Exercise objective: Please set down all the lines beneath this one exactly, without the pictures.

─── Data excerpts

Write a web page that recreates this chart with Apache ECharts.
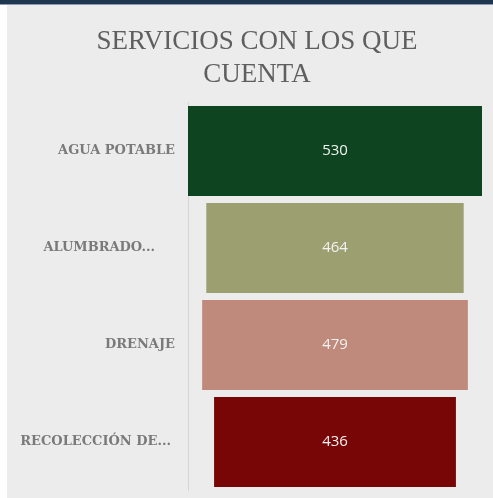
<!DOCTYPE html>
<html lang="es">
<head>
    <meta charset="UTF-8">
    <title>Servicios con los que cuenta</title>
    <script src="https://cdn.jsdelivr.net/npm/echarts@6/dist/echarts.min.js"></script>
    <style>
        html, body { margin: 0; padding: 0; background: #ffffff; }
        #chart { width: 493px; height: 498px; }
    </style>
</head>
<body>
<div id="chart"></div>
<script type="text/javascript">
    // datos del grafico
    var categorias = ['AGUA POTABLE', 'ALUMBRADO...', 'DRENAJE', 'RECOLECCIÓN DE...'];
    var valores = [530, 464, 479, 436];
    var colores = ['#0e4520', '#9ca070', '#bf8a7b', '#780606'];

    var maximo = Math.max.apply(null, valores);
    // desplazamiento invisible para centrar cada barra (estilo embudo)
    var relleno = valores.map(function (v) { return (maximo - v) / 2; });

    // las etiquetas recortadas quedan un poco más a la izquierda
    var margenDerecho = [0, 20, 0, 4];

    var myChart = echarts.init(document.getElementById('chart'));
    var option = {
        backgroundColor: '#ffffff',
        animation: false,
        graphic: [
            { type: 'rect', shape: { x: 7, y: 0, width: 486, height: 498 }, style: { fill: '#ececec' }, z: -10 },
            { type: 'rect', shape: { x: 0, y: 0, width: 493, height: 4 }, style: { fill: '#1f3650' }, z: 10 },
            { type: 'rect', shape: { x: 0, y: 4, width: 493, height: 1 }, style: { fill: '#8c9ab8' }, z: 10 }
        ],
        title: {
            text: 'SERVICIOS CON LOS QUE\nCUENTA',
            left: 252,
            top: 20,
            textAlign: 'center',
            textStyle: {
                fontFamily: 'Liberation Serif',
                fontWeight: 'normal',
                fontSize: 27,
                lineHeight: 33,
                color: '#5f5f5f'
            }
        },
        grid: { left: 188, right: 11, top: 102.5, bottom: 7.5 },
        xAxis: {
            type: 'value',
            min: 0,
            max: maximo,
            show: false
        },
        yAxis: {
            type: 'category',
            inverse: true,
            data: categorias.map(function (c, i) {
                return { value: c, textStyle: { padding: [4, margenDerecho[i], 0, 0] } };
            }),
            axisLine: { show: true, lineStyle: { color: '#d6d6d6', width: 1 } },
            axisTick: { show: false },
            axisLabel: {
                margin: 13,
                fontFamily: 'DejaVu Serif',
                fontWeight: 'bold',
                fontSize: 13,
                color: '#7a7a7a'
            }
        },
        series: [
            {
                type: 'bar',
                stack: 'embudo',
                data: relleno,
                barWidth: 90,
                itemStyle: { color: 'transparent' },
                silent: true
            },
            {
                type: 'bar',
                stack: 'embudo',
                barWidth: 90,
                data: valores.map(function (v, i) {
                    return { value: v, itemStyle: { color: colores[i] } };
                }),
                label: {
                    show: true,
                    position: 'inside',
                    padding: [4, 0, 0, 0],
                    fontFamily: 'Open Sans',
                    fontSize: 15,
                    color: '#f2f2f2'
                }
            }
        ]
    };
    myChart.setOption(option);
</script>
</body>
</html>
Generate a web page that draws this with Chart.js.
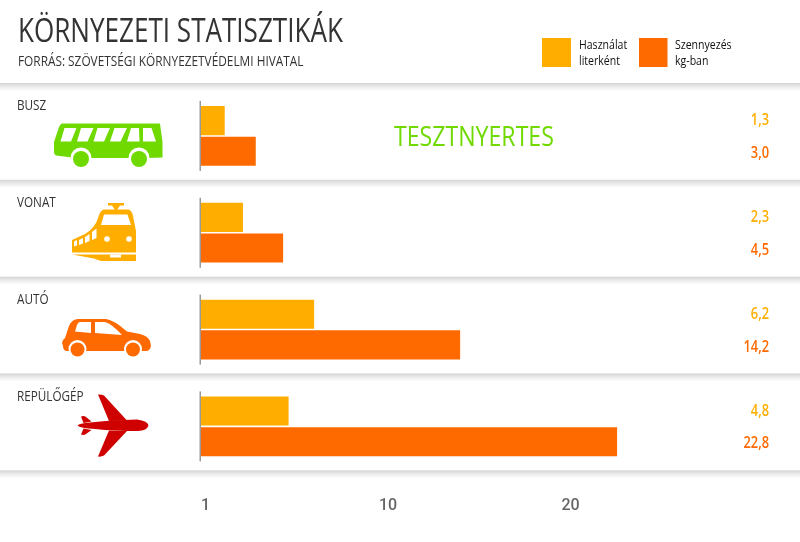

──────

Task result:
Write a web page that recreates this chart with Apache ECharts.
<!DOCTYPE html>
<html lang="es">
<head>
    <meta charset="UTF-8">
    <title>Servicios con los que cuenta</title>
    <script src="https://cdn.jsdelivr.net/npm/echarts@6/dist/echarts.min.js"></script>
    <style>
        html, body { margin: 0; padding: 0; background: #ffffff; }
        #chart { width: 493px; height: 498px; }
    </style>
</head>
<body>
<div id="chart"></div>
<script type="text/javascript">
    // datos del grafico
    var categorias = ['AGUA POTABLE', 'ALUMBRADO...', 'DRENAJE', 'RECOLECCIÓN DE...'];
    var valores = [530, 464, 479, 436];
    var colores = ['#0e4520', '#9ca070', '#bf8a7b', '#780606'];

    var maximo = Math.max.apply(null, valores);
    // desplazamiento invisible para centrar cada barra (estilo embudo)
    var relleno = valores.map(function (v) { return (maximo - v) / 2; });

    // las etiquetas recortadas quedan un poco más a la izquierda
    var margenDerecho = [0, 20, 0, 4];

    var myChart = echarts.init(document.getElementById('chart'));
    var option = {
        backgroundColor: '#ffffff',
        animation: false,
        graphic: [
            { type: 'rect', shape: { x: 7, y: 0, width: 486, height: 498 }, style: { fill: '#ececec' }, z: -10 },
            { type: 'rect', shape: { x: 0, y: 0, width: 493, height: 4 }, style: { fill: '#1f3650' }, z: 10 },
            { type: 'rect', shape: { x: 0, y: 4, width: 493, height: 1 }, style: { fill: '#8c9ab8' }, z: 10 }
        ],
        title: {
            text: 'SERVICIOS CON LOS QUE\nCUENTA',
            left: 252,
            top: 20,
            textAlign: 'center',
            textStyle: {
                fontFamily: 'Liberation Serif',
                fontWeight: 'normal',
                fontSize: 27,
                lineHeight: 33,
                color: '#5f5f5f'
            }
        },
        grid: { left: 188, right: 11, top: 102.5, bottom: 7.5 },
        xAxis: {
            type: 'value',
            min: 0,
            max: maximo,
            show: false
        },
        yAxis: {
            type: 'category',
            inverse: true,
            data: categorias.map(function (c, i) {
                return { value: c, textStyle: { padding: [4, margenDerecho[i], 0, 0] } };
            }),
            axisLine: { show: true, lineStyle: { color: '#d6d6d6', width: 1 } },
            axisTick: { show: false },
            axisLabel: {
                margin: 13,
                fontFamily: 'DejaVu Serif',
                fontWeight: 'bold',
                fontSize: 13,
                color: '#7a7a7a'
            }
        },
        series: [
            {
                type: 'bar',
                stack: 'embudo',
                data: relleno,
                barWidth: 90,
                itemStyle: { color: 'transparent' },
                silent: true
            },
            {
                type: 'bar',
                stack: 'embudo',
                barWidth: 90,
                data: valores.map(function (v, i) {
                    return { value: v, itemStyle: { color: colores[i] } };
                }),
                label: {
                    show: true,
                    position: 'inside',
                    padding: [4, 0, 0, 0],
                    fontFamily: 'Open Sans',
                    fontSize: 15,
                    color: '#f2f2f2'
                }
            }
        ]
    };
    myChart.setOption(option);
</script>
</body>
</html>
Generate a web page that draws this with Chart.js.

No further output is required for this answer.